I am grateful to the hon. Member. I hope that in my further remarks, if I can make some headway, I will be able to reassure him on those points.
Thirdly, when disclosing information to an overseas public authority, the Secretary of State must have particular regard to whether the law of the country or territory to whose authority the information is being disclosed provides protection against self-incrimination in criminal proceedings corresponding to the protection provided in the UK, and whether the matter is sufficiently serious to justify disclosure. I hope that addresses the hon. Member’s point.
I am sorry to intervene again so quickly, but the precautions in subsection (7) do not address any of the matters that I raised. Subsection (7)(a) in particular is vital and necessary, but it is nowhere near sufficient and does not address any of the points that I raised.
I am grateful. If the drive of the hon. Member’s probing is to ensure that the Secretary of State, when he considers disclosing information to a foreign country, takes into account protecting people being caught in the regime who come from that country, I think I have just made it clear that the clause provides protection against self-incrimination in criminal proceedings corresponding to the protection provided in the United Kingdom. I hope that the hon. Member will be satisfied with that.
Finally, the disclosure is subject to data protection legislation, which provides additional safeguards in relation to the disclosure of personal data. I hope that the hon. Member for Newcastle upon Tyne Central will feel reassured that the Secretary of State may request only the information that he requires in order to exercise his function under the Bill, and that such information will be treated securely.

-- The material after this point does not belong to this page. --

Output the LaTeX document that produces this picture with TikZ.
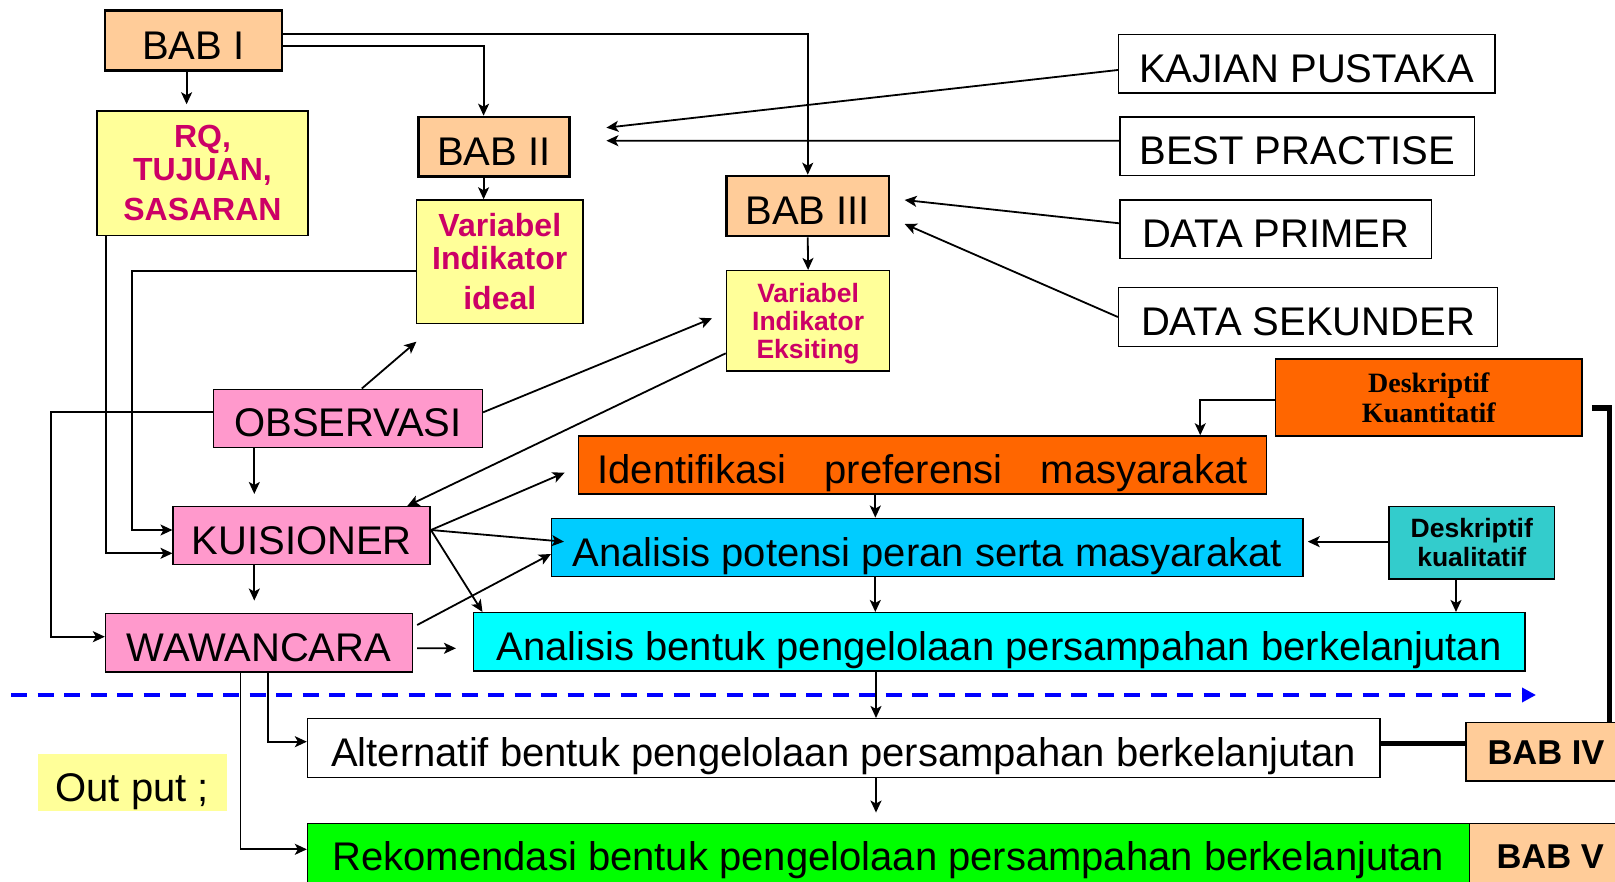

Amendment 30 aims to increase the scrutiny that the Secretary of State undertakes in deciding whether a person constitutes an overseas public authority for the purposes of disclosing information under clause 54. It is of course important to ensure that any person believed to be a public authority for the purposes of seeking information from, or disclosing information to, is a public authority. I am therefore pleased to reassure the hon. Lady that the Bill does that as it stands. The approach that we have taken mirrors that—I know that she does not like this—in section 243(11) of the Enterprise Act 2002, which includes a similar definition of an overseas public authority for the purposes of disclosure of specified information to overseas public authorities under the Act.
The Minister is generous in giving way. On his rebuttal of my argument on the CMA, it is not about whether I like it. The whole point of the amendment is to take it away from likes, preferences or appearances, and base it on evidence, and the evidence is that the environment has changed dramatically since 2002 in terms of data. Also, the Secretary of State is a political figure.
I am grateful to the hon. Lady. I remind her that the legislation requires the Secretary of State to act in a quasi-judicial way, not as a political figure. I appreciate that by a normal reading, “appears” may appear unduly casual, but that is merely a question of the form of legislative drafting, which is consistent, I remind her, with previous relevant legislation.
In addition, I reassure the hon. Lady that the principles of public law apply in any case. The Secretary of State therefore needs to act reasonably in fulfilling his functions under the Bill. That includes having a reasonable basis, supported by sufficient evidence, for coming to the conclusion that a person appears to be an overseas public authority prior to disclosing information. I hope I have provided the Committee with sufficient reassurances, and I therefore hope that the Opposition will withdraw the amendment.
It is not a strange concept that a Minister acts in a quasi-judicial way in making such decisions.
I will now briefly turn to clause 55, which makes provision for specific restrictions in respect of information received under clause 54 from Her Majesty’s Revenue and Customs. For the regime to function effectively, the Secretary of State needs access to the right information at the right time in order to make decisions with the fullest range of evidence available. One such source of information that might be invaluable to the Secretary of State is HMRC. Although the Government expect that the Secretary of State would seek first to secure the information he needs from the parties, it is important that such information can also be provided from elsewhere in Government, if it is held there.
Clause 55 provides that where information is received by the Secretary of State from HMRC or an onward recipient pursuant to clause 54, it may not be used for purposes other than the Secretary of State’s function under the Bill, and nor may it be further disclosed without HMRC’s consent. Clause 35 provides that disclosing information in contravention of clause 55(1) is an offence, as is appropriate.
I would like to address a question to the Minister. In his remarks on these clauses, he has highlighted a concern. I might have missed it, but I do not see where the Bill sets out the information gateway through which the Secretary of State will receive information from HMRC in order to exercise his functions under the Bill. Clauses 54 and 55 are grouped together under the title of “Information gateways”. They discuss information gateways from the Secretary of State to public authorities and others, but I would really appreciate it if the Minister could write to me to set out how HMRC will disclose information to BEIS for the functions of the Bill. I am sure I do not need to remind the Committee that information held by HMRC is generally considered very sensitive by businesses and individuals alike, and there are generally clear restrictions on its sharing.
To return to the clauses and amendment more generally, part of the Minister’s argument missed what our argument was. We recognise the importance of disclosing some information, and we also recognise that clause 55 sets out tests with regard to the purposes of disclosing the information, and even to how the information can be shared onwards and to what information should be disclosed. What it does not do is test the nature of the public authority. Although we have had an interesting and, indeed, lively debate about the difference between legal language and casual language, I think we can all agree that it is in the interests of our democracy that our legislation can be read and understood by ordinary people. If the term “appears” is to be understood as it is commonly understood, the clause requires the support of our amendment.